The bones continue to develop, and the skeleton is taking shape. As the muscles develop, your baby is now capable of reflex movements reacting to external stimuli, like you touching your tummy.
Your baby’s liver is producing red blood cells, which will be pumped by the heart, which has now 4 chambers and beats twice as fast as adults.
Your baby takes his first drinks of amniotic fluid this week. Your baby is now about the size of a jelly baby (13 – 17 mm in length) and weighs as much as a paper clip (1- 1.5 grams).
How is my body changing?
This week you’ll notice that your waistline is expanding and you have frequent trips to the toilet, as your growing womb is starting to press on your bladder.
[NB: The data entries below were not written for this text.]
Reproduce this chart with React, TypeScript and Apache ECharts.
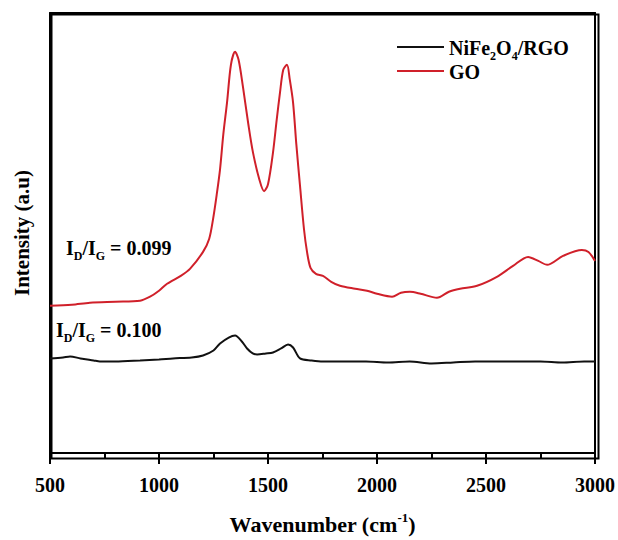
import React, { useEffect, useRef } from "react";
import * as echarts from "echarts";

const goX = [500, 600, 683, 800, 913, 959, 1000, 1037, 1100, 1142, 1202, 1230, 1248, 1265, 1280, 1295, 1312, 1330, 1349, 1365, 1385, 1410, 1431, 1460, 1482, 1500, 1523, 1540, 1555, 1570, 1587, 1600, 1615, 1630, 1647, 1665, 1679, 1695, 1720, 1752, 1790, 1830, 1900, 1954, 2000, 2069, 2110, 2151, 2200, 2275, 2330, 2381, 2459, 2550, 2624, 2693, 2740, 2780, 2853, 2940, 2970, 3000];
const goY = [148, 149, 151, 152, 153, 157, 163, 170, 178, 185, 202, 215, 235, 260, 285, 320, 352, 390, 403, 395, 368, 330, 302, 275, 263, 270, 302, 335, 362, 385, 390, 375, 352, 310, 268, 225, 202, 186, 180, 178, 172, 168, 165, 163, 160, 157, 161, 162, 160, 156, 162, 165, 168, 177, 188, 197, 193, 189, 198, 204, 202, 193];

const rgoX = [500, 560, 592, 640, 700, 729, 800, 913, 1000, 1064, 1150, 1202, 1250, 1280, 1320, 1349, 1380, 1404, 1430, 1450, 1490, 1523, 1560, 1592, 1615, 1647, 1700, 1752, 1850, 1950, 2050, 2150, 2250, 2350, 2450, 2550, 2650, 2750, 2850, 2950, 3000];
const rgoY = [95, 96, 97, 95, 93, 92, 92, 93, 94, 95, 96, 98, 103, 110, 116, 118, 112, 105, 100, 99, 100, 101, 105, 109, 106, 95, 93, 92, 92, 92, 91, 92, 90, 91, 92, 92, 92, 92, 91, 92, 92];

const xTicks = [500, 1000, 1500, 2000, 2500, 3000];
const yRange = [0, 442];
const seriesNames = ["NiFe2O4/RGO", "GO"];
const ratioLabels = ["0.099", "0.100"];

const FONT = "'Liberation Serif', 'Times New Roman', serif";

export default function App() {
  const ref = useRef<HTMLDivElement>(null);
  useEffect(() => {
    if (!ref.current) return;
    const chart = echarts.init(ref.current, undefined, { renderer: "svg" });
    const base = { fontFamily: FONT, fontWeight: "bold" as const, color: "#000" };
    const ratioRich = {
      b: { ...base, fontSize: 20, lineHeight: 22, verticalAlign: "bottom" },
      s: { ...base, fontSize: 12, lineHeight: 12, verticalAlign: "bottom", padding: [0, 0, -4, 0] },
    };
    const xMin = xTicks[0];
    const xMax = xTicks[xTicks.length - 1];
    const frame = { show: true, onZero: false, lineStyle: { color: "#000", width: 2 } };
    chart.setOption({
      animation: false,
      backgroundColor: "#fff",
      grid: { left: 50, right: 23, top: 13, bottom: 85 },
      legend: {
        data: seriesNames,
        orient: "vertical",
        left: 392,
        top: 33,
        itemWidth: 47,
        itemHeight: 2,
        itemGap: 0,
        icon: "rect",
        formatter: (n: string) => (n === "GO" ? "{b|GO}" : "{b|NiFe}{s|2}{b|O}{s|4}{b|/RGO}"),
        textStyle: { ...base, rich: ratioRich },
      },
      xAxis: [
        {
          type: "value",
          min: xMin,
          max: xMax,
          interval: 500,
          name: "{t|Wavenumber (cm}{sup|-1}{t|)}",
          nameLocation: "middle",
          nameGap: 58,
          nameTextStyle: {
            rich: {
              t: { ...base, fontSize: 22, lineHeight: 26, verticalAlign: "middle" },
              sup: { ...base, fontSize: 13, lineHeight: 13, verticalAlign: "top" },
            },
          },
          axisLine: frame,
          axisTick: { show: true, inside: false, length: 11, lineStyle: { color: "#000", width: 2 } },
          minorTick: { show: true, splitNumber: 2, length: 6, lineStyle: { color: "#000", width: 2 } },
          axisLabel: { ...base, fontSize: 20, margin: 22, formatter: (v: number) => String(v) },
          splitLine: { show: false },
        },
        {
          type: "value",
          position: "top",
          min: xMin,
          max: xMax,
          axisLine: frame,
          axisTick: { show: false },
          axisLabel: { show: false },
          splitLine: { show: false },
        },
      ],
      yAxis: [
        {
          type: "value",
          min: yRange[0],
          max: yRange[1],
          name: "Intensity (a.u)",
          nameLocation: "middle",
          nameGap: 18,
          nameTextStyle: { ...base, fontSize: 21 },
          axisLine: frame,
          axisTick: { show: false },
          axisLabel: { show: false },
          splitLine: { show: false },
        },
        {
          type: "value",
          position: "right",
          min: yRange[0],
          max: yRange[1],
          axisLine: frame,
          axisTick: { show: false },
          axisLabel: { show: false },
          splitLine: { show: false },
        },
      ],
      series: [
        {
          name: seriesNames[0],
          type: "line",
          smooth: 0.3,
          showSymbol: false,
          data: rgoX.map((x, i) => [x, rgoY[i]]),
          lineStyle: { color: "#111", width: 2 },
          itemStyle: { color: "#111" },
        },
        {
          name: seriesNames[1],
          type: "line",
          smooth: 0.3,
          showSymbol: false,
          data: goX.map((x, i) => [x, goY[i]]),
          lineStyle: { color: "#d0202a", width: 2 },
          itemStyle: { color: "#d0202a" },
        },
      ],
      graphic: [
        {
          type: "rect",
          left: 49,
          top: 12,
          shape: { width: 547, height: 444 },
          style: { stroke: "#000", lineWidth: 2, fill: "none" },
          silent: true,
        },
        {
          type: "text",
          left: 66,
          top: 238,
          style: { text: `{b|I}{s|D}{b|/I}{s|G}{b| = ${ratioLabels[0]}}`, rich: ratioRich },
        },
        {
          type: "text",
          left: 56,
          top: 320,
          style: { text: `{b|I}{s|D}{b|/I}{s|G}{b| = ${ratioLabels[1]}}`, rich: ratioRich },
        },
      ],
    });
    return () => chart.dispose();
  }, []);
  return <div ref={ref} style={{ position: "fixed", left: 0, top: 0, width: 618, height: 540 }} />;
}
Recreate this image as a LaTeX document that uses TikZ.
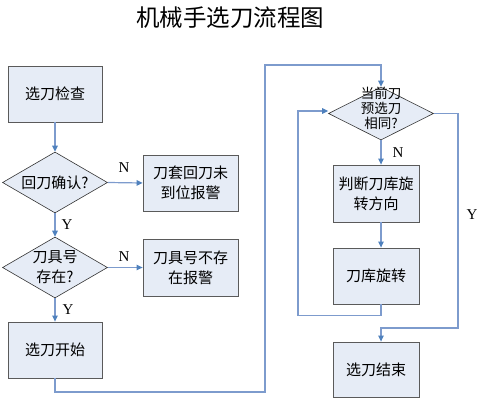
\documentclass[tikz,border=0pt]{standalone}
\usepackage{fontspec}
\setmainfont{Liberation Serif}
\newfontfamily\cjk{Noto Sans CJK SC}
\usetikzlibrary{arrows.meta,shapes.geometric,shadows}
\definecolor{boxfill}{RGB}{230,236,246}
\definecolor{boxline}{RGB}{90,90,90}
\definecolor{conn}{RGB}{125,155,205}
\definecolor{tipc}{RGB}{79,129,189}
\tikzset{
  stepbox/.style={draw=boxline, line width=0.8pt, fill=boxfill, rectangle, inner sep=0pt,
    align=center, font=\cjk\fontsize{15}{20}\selectfont,
    general shadow={fill=black!75, shadow xshift=1pt, shadow yshift=-1pt}},
  decide/.style={draw=black!80, line width=0.6pt, fill=boxfill, diamond, inner sep=0pt},
  dtext/.style={align=center, font=\cjk\fontsize{15}{17}\selectfont, inner sep=0pt},
  conn/.style={draw=conn, line width=1.2pt},
  arr/.style={conn, -{Triangle[length=6pt,width=5.5pt,color=tipc]}},
  yn/.style={font=\fontsize{15}{15}\selectfont, inner sep=0pt}
}
\begin{document}
\begin{tikzpicture}[x=1pt,y=-1pt]
\useasboundingbox (0,0) rectangle (488,404);
\node[font=\cjk\fontsize{23.5}{23.5}\selectfont] (title) at (230,18) {机械手选刀流程图};

\node[stepbox, minimum width=94pt, minimum height=56pt] (b1) at (55,94) {选刀检查};
\node[decide, minimum width=105pt, minimum height=61pt,
      label={[dtext]center:回刀确认?}] (d1) at (55,182.5) {};
\node[stepbox, minimum width=95pt, minimum height=56pt] (a1) at (190.5,183) {刀套回刀未\\到位报警};
\node[decide, minimum width=105pt, minimum height=61pt,
      label={[dtext, font=\cjk\fontsize{15}{20}\selectfont]center:刀具号\\存在?}] (d2) at (55,267.5) {};
\node[stepbox, minimum width=95pt, minimum height=57pt] (a2) at (190.5,267.5) {刀具号不存\\在报警};
\node[stepbox, minimum width=94pt, minimum height=56pt] (b2) at (55,350) {选刀开始};

\node[decide, minimum width=105pt, minimum height=53pt,
      label={[dtext, font=\cjk\fontsize{13.5}{15}\selectfont, yshift=5pt]center:当前刀\\预选刀\\相同?}] (d3) at (381,113.5) {};
\node[stepbox, minimum width=86pt, minimum height=57pt] (b3) at (376,193.5) {判断刀库旋\\转方向};
\node[stepbox, minimum width=86pt, minimum height=56pt] (b4) at (376,276) {刀库旋转};
\node[stepbox, minimum width=86pt, minimum height=55pt] (b5) at (376,369.5) {选刀结束};

% left column
\draw[arr] (b1.south) -- (d1.north);
\draw[arr] (d1.east) -- (a1.west);
\node[yn] (n1) at (124,168) {N};
\draw[arr] (d1.south) -- (d2.north);
\node[yn] (y1) at (67,225) {Y};
\draw[arr] (d2.east) -- (a2.west);
\node[yn] (n2) at (124,257) {N};
\draw[arr] (d2.south) -- (b2.north);
\node[yn] (y2) at (68,310) {Y};

% bridge to right column
\coordinate (c1) at (265,392);
\coordinate (c2) at (265,65);
\draw[arr] (b2.south) |- (c1) -- (c2) -| (d3.north);

% right column
\draw[arr] (d3.south) -- (d3.south |- b3.north);
\node[yn] (n3) at (398,153) {N};
\draw[arr] (d3.south |- b3.south) -- (d3.south |- b4.north);
\coordinate (lp) at (298,111);
\draw[arr] (d3.south |- b4.south) -- ++(0,11) -| (lp) -- (lp -| d3.west);
\coordinate (yc) at (458,328);
\draw[arr] (d3.east) -| (yc) -| (d3.south |- b5.north);
\node[yn] (y3) at (472,215) {Y};
\end{tikzpicture}
\end{document}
If you experienced severe headaches, you’ll be glad to know that they may subside from now on, but you may still feel dizzy. New symptom to worry about is spontaneous nosebleeds, which are normal.
At this point, you may start looking for childbirth classes, where you can find information about any subjects you need, like nutrition, labor, etc. Ask your doctor or midwife about these.
Weight gain during pregnancy
Your weight is increasing and this weight gain during pregnancy is normal, don’t be too alarmed by it. Try not to weigh yourself frequently, as weight will vary by as much as 5 pounds throughout the day. Furthermore, not all your weight gain is fat.
At birth, your baby accounts for about 6-8 pounds, the expanded uterus may weigh as much as 2 pounds and the placenta and amniotic fluid a further 4 pounds.
Also, your breasts may explain about 1.5-2 pounds; extra blood up to 4 pounds and retained fluid another 4 pounds. By the end of the pregnancy, your total weight gain will be between 30 to 35 pounds, which means you’re actually only adding 5-10 pounds fat.
The good news is that most women will lose that extra weight in the first three months after delivery. You will lose 10-13 pounds at birth, with a further 7-11 pounds in the first week.
As long as you chose a healthy and balanced diet and exercise, you’ll be back to your pre-pregnancy weight within a few months.